Stated task —
Exactly as written, write out the lines below from the first to the one containing "houston = [30, 32, 56]", inclusive. Pictures do not belong in the copy.

Source data —
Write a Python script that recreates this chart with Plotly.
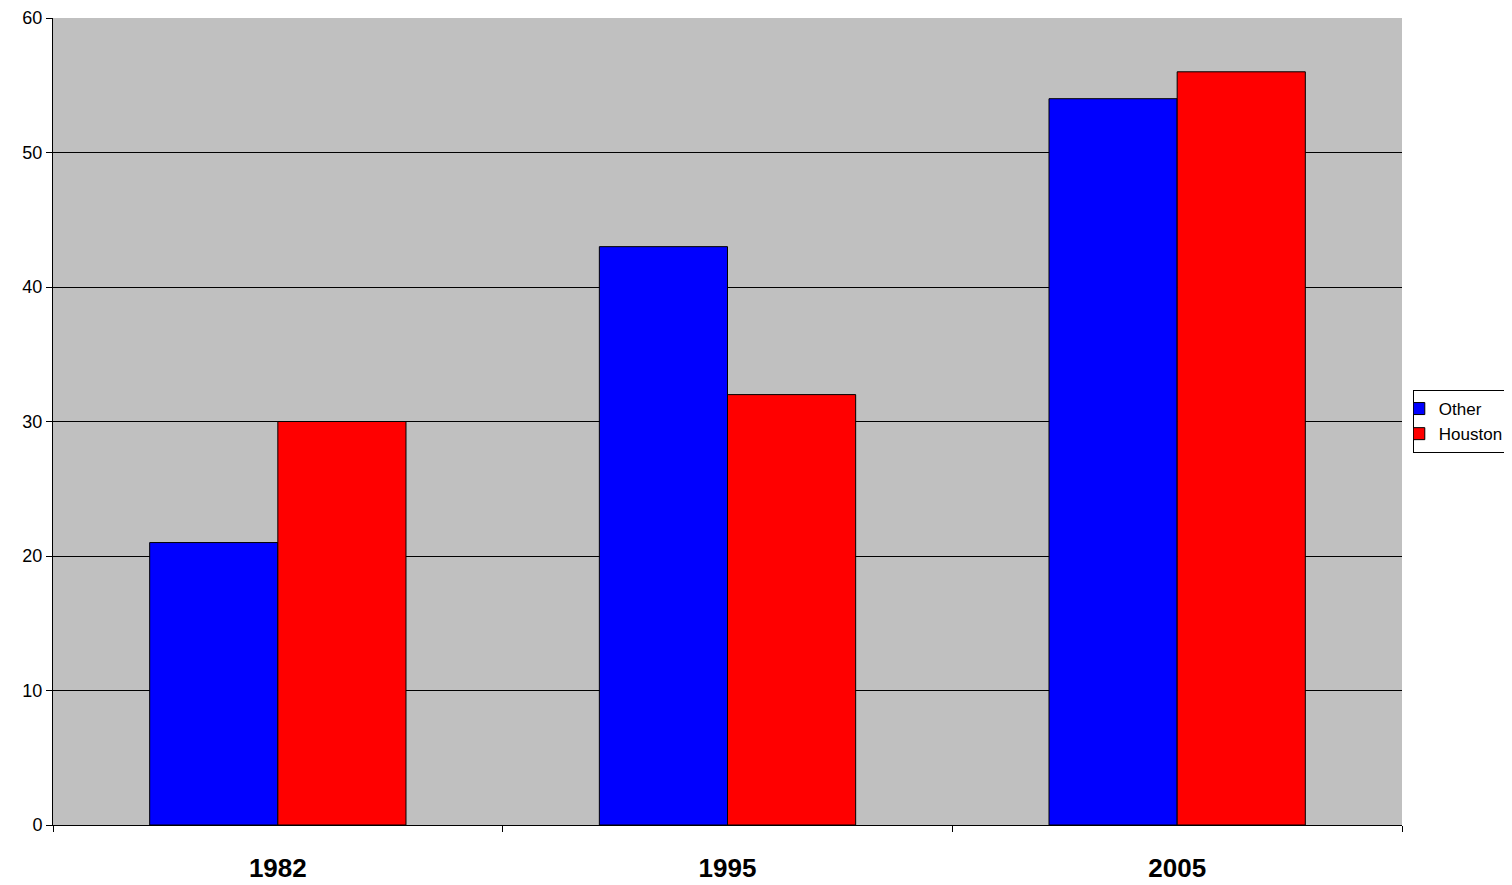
import plotly.graph_objects as go

years = ["1982", "1995", "2005"]
other = [21, 43, 54]
houston = [30, 32, 56]

fig = go.Figure()
fig.add_bar(x=years, y=other, name="Other", marker=dict(color="#0000FF", line=dict(color="black", width=1)))
fig.add_bar(x=years, y=houston, name="Houston", marker=dict(color="#FF0000", line=dict(color="black", width=1)))

fig.update_layout(
    width=1504, height=879,
    margin=dict(l=45, r=110, t=10, b=62, autoexpand=False),
    paper_bgcolor="white", plot_bgcolor="#C0C0C0",
    barmode="group", bargap=0.43, bargroupgap=0,
    font=dict(family="Liberation Sans, Arial", color="black"),
    showlegend=True,
    legend=dict(x=1.008, y=0.5, xanchor="left", yanchor="middle",
                bordercolor="black", borderwidth=1, bgcolor="white",
                font=dict(size=17), itemwidth=30, tracegroupgap=0,
                indentation=-15),
    xaxis=dict(tickson="boundaries", ticks="outside", ticklen=6, tickcolor="black",
               showline=True, linecolor="black", automargin=False, ticklabelstandoff=20,
               showgrid=False, tickfont=dict(size=26), tickprefix="<b>", ticksuffix="</b>"),
    yaxis=dict(range=[0, 60], dtick=10, ticks="outside", ticklen=6, tickcolor="black",
               showline=True, linecolor="black", gridcolor="black", gridwidth=1,
               automargin=False, tickfont=dict(size=18), zeroline=False),
)
fig.write_html("out.html")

Answer below —
Write a Python script that recreates this chart with Plotly.
import plotly.graph_objects as go

years = ["1982", "1995", "2005"]
other = [21, 43, 54]
houston = [30, 32, 56]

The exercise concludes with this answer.